Ultimately, 18 separate systems currently in use will be decommissioned. In their place will be just two systems: the revenue accounting system and the RIA. The RIA project is being implemented in four phases.
Phase One was identifying project scope
Phase Two was requirements analysis, examination of options, and strategy development
Phase Three was development of the architecture and a business case Phase Four will be final implementation
The Impact
Once the implementation is complete, the new system will provide a number of benefits. The commercial division, of which the sales organization is part, will be one of the prime beneficiaries. Qantas is facing two new domestic competitors as well as international competitors. This makes fare pricing more complicated than ever.

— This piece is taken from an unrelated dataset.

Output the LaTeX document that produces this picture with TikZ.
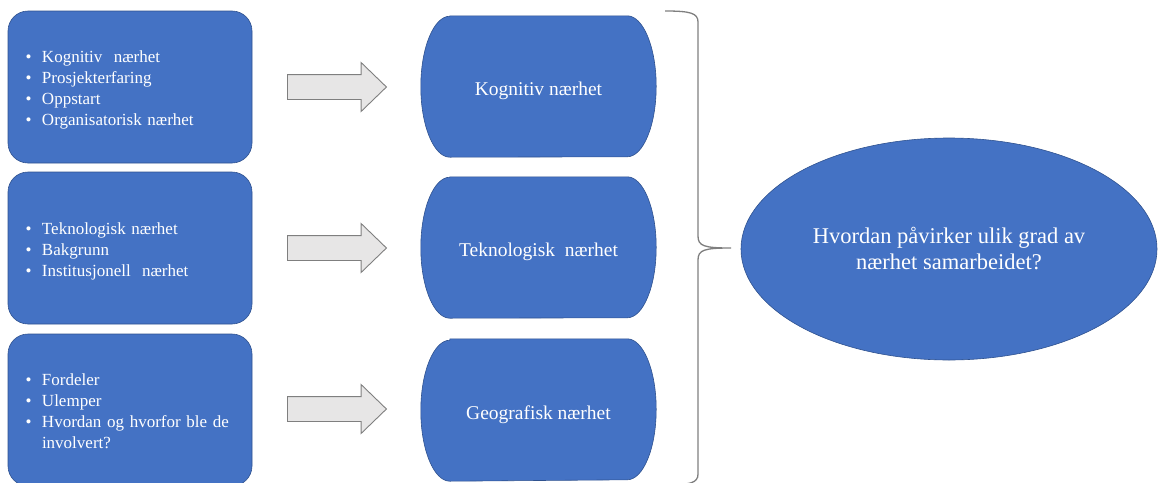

Currently, actual revenue data arrives far too late to be of real use, so pricing decisions are based largely on projections. With the RIA in place, actual revenue figures should become an important part of the process.
With the new emphasis on outsourcing of document processing, RIA will also provide a valuable tool for vendor monitoring and control. "We'll be able to access all the data from a single repository and monitor quality," says Meagher.
Another function that will benefit is "interline settlement," the division of revenue between airlines when one airline books an itinerary that involves other airlines' flights. Some of those revenue divisions are based on industry-standard agreements. Others are negotiated between the carriers involved. According to Meagher, "Qantas managers negotiating those deals with other carriers could use the RIA information to improve the effectiveness of their negotiations."
Meagher also sees value in what he calls "the richness of the data." "You have two or three years of data to analyze," he says, "and you can develop the capability to see what would have happened if you had done one deal rather than another, or even a new deal that is being proposed."
The Longer-term Benefits
Over time, the RIA will allow the sales organization to fine-tune its planning and forecasting. Today, the sales organization uses a variety of means to predict actual revenues. Actual revenue data will allow them to quickly measure the accuracy of these forecasts and correct their predictive tools to make them more valid and accurate. Since either overbooking or under-booking can be expensive, this improved accuracy could be an important revenue enhancer.
If Meagher sounds as much like a financial analyst as an IT specialist it's because he is. "I'm a chartered accountant (CPA) by training," he says. "I headed up the airline's computer audit group for about two-and-a-half years, and then was asked to move to this project as business manager, looking out for the company's interests. I kept focusing on the benefits, which was something I largely learned from the DMR guys on a previous project in audit. It was a project called 'Qube' and was very successful."
The Implementation
Keeping in-house customers happy and ensuring a positive end result is a challenge. Meagher emphasizes the importance of communicating with all impacted groups, documenting their concerns and communicating back to them. At the same time, he stresses the importance of discipline - containing the scope of the design. "We're giving them something of value today," he says, "while laying the foundation for something better in the future."
To help ensure acceptance of the new system, Meagher will be creating a 60-person implementation team made up equally of people from Qantas and DMR. "It's being seen as an in-house managed project," he says. "The DMR staff are being very flexible and very generous in sharing their resources, even in areas for which they are not directly responsible. Their performance has been fantastic."
Client Information
Qantas is the world's second oldest airline, and the oldest airline in the English-speaking world. It was founded in the Queensland outback in 1920. Qantas is recognized as one of the world's leading long distance airlines, having pioneered services from Australia to North America and Europe. Qantas operates approximately 590 international services each week and is also Australia's leading domestic airline, operating an average of 4,400 flights a week serving all Australian states and mainland territories. Qantas employs nearly 30,000 staff across a network which spans more than 130 destinations in Australia, Africa, the Americas, Asia, UK/Europe, and the Pacific.
* Renamed "Fujitsu Consulting" in the US and Canada.